> [THE EXERCISE]:
Gather up every line from the entries below that uses the word "LaTeX".

> [MATERIAL PROVIDED]:

===

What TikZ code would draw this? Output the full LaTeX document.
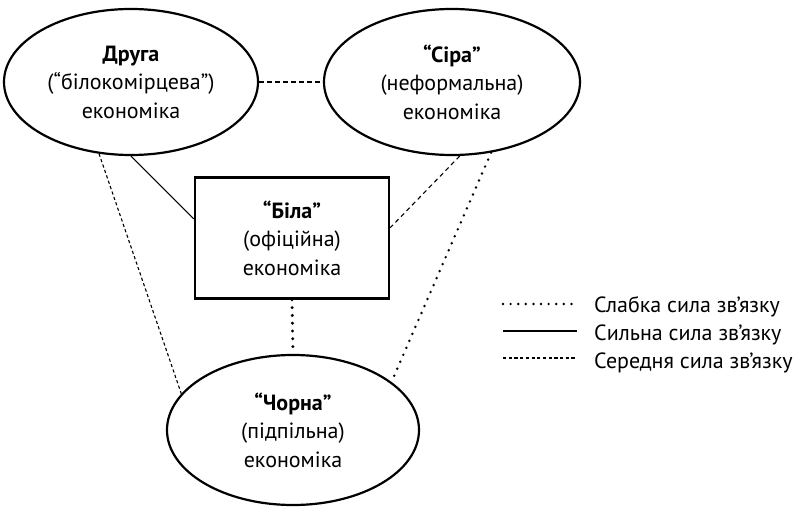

===

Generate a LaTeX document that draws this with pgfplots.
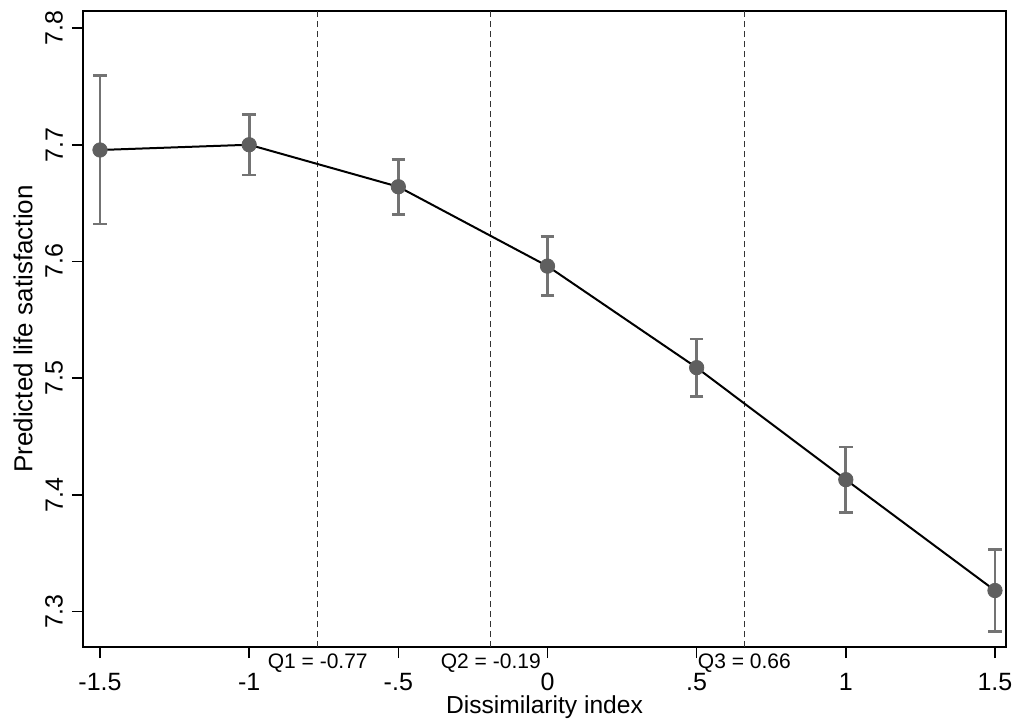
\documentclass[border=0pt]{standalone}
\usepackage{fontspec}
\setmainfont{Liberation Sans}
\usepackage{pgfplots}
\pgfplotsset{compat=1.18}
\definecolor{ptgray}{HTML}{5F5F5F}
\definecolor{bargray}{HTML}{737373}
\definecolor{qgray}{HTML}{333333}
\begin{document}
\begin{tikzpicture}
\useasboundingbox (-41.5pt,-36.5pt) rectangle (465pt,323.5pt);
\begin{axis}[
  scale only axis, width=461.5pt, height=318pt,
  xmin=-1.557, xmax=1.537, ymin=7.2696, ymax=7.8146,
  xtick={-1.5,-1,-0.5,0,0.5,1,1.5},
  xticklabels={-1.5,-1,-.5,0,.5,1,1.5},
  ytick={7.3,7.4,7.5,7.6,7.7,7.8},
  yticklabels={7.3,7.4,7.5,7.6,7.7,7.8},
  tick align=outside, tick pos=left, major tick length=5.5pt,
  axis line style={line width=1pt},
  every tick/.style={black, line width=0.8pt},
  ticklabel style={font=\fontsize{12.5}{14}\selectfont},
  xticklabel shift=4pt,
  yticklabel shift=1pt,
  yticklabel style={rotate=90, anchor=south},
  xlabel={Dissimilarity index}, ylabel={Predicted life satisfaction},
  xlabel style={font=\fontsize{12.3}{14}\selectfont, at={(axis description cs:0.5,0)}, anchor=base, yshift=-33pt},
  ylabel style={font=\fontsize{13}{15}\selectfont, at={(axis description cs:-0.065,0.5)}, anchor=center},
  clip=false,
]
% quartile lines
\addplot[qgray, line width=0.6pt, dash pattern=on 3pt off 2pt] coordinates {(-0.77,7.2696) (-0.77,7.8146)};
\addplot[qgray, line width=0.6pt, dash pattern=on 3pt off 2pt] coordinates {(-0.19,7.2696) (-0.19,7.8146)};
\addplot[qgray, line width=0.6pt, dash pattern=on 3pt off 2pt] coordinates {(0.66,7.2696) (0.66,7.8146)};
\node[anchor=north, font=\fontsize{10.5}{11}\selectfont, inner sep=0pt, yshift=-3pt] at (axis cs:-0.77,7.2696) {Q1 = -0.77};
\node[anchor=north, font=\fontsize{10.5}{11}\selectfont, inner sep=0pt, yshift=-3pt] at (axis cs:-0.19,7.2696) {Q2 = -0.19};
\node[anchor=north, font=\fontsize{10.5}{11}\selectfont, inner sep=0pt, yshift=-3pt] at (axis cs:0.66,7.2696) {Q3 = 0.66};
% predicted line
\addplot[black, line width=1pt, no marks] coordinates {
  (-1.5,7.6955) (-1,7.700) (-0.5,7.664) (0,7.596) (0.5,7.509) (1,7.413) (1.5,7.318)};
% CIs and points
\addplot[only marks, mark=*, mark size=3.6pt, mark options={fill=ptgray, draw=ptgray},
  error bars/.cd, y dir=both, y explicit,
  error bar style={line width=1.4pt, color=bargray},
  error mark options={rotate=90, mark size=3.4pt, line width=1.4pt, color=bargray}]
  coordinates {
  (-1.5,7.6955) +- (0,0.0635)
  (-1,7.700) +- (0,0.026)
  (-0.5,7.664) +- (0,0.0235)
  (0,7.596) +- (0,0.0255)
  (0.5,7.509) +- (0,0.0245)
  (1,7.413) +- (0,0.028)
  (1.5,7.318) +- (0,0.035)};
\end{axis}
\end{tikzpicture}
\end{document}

===

> [SOLVED PROBLEM]:
What TikZ code would draw this? Output the full LaTeX document.
Generate a LaTeX document that draws this with pgfplots.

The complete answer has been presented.